Mas existem sinais de alguns limites: o número de empregos disponíveis (e tradicionais) começou a escassear nas últimas gerações, sobretudo para homens e jovens graduados. Porque a tecnologia faz mais e os homens têm cada vez menos para fazer.
O meu coração hedonista rejubila com a notícia, partindo do pressuposto de que as máquinas também irão gerar recursos capazes de sustentar a minha nostalgia pela vadiagem.
Mas depois, como uma Cassandra moderna, Derek Thompson relembra o "paradoxo do trabalho" que define a nossa miserável condição: toda gente amaldiçoa as horas passadas no escritório; mas, ao mesmo tempo, toda gente amaldiçoa as horas passadas em casa. Sem trabalhar, a maioria perde um "sentido" para a vida que não consegue encontrar em mais nada.

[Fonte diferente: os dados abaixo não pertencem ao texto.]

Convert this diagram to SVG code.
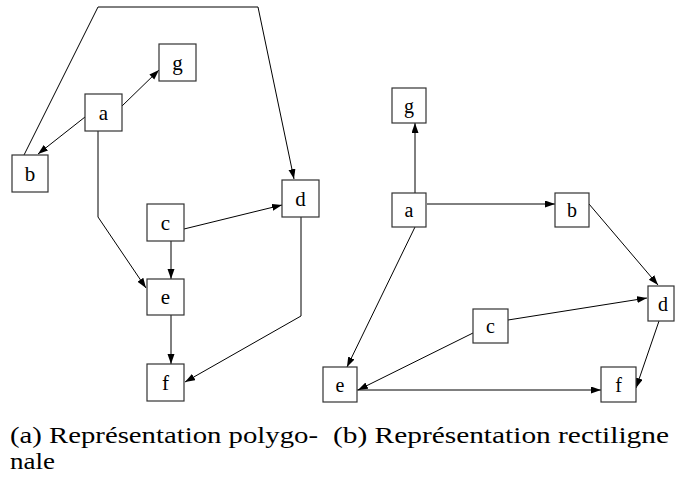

E não me refiro a situações dramáticas de desemprego, que jogam em outro campeonato. Falo de gente que enriqueceu, ou se aposentou, e que em teoria poderia festejar a liberdade com algumas garrafas de ociosidade.
Puro engano. Um mundo onde as máquinas trabalham e os homens têm tempo livre (e remunerado) soa mais a distopia do que a utopia. Será que a infame frase "o trabalho liberta" esconde uma verdade profunda?

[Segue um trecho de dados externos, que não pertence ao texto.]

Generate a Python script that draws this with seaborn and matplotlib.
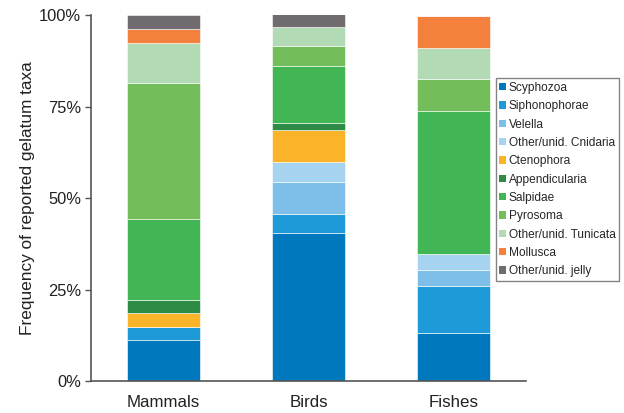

Admito que sim. Mas também admito que o "paradoxo do trabalho" é o resultado de uma sociedade enlouquecida pelo próprio trabalho.
Quando todas as áreas da vida estão invadidas por prazos a respeitar, e-mails para responder, fins de semana para arruinar, filhos para ignorar, vida pessoal para adiar –enfim, sobra pouco espaço para descobrir o que gostamos de fazer quando não estamos a fazer nada.
No seu ensaio sobre a preguiça, Lafargue afirmava que os nossos antepassados greco-latinos sabiam cultivar o ócio porque tinham tempo; e tinham tempo porque, escusado será dizer, havia escravos obrigados a trabalhar por eles.
Hoje, não temos tempo nem escravos porque somos nós os escravos das nossas vidas. E quando nos vemos livres das correntes, nem sabemos o que fazer sem elas.
Como me dizia um amigo psiquiatra tempos atrás, ele nunca sai de férias no verão porque é no verão que os casos mais graves lhe aparecem no consultório. "O tempo livre é uma das principais causas de depressão", disse-me ele. Perante isto, que fazer?
No artigo, Derek Thompson levanta o véu: o nosso sistema de ensino, e sobretudo o ensino universitário, transformou-se numa espécie de fábrica para produzir trabalhadores.
Mas talvez não fosse inútil que, no meio da matemática ou do português, houvesse um curso especial para ensinar aos escravos de amanhã os versos mais citados e menos praticados do meu conterrâneo Fernando Pessoa: "Ai que prazer / Não cumprir um dever, / Ter um livro para ler / E não o fazer!".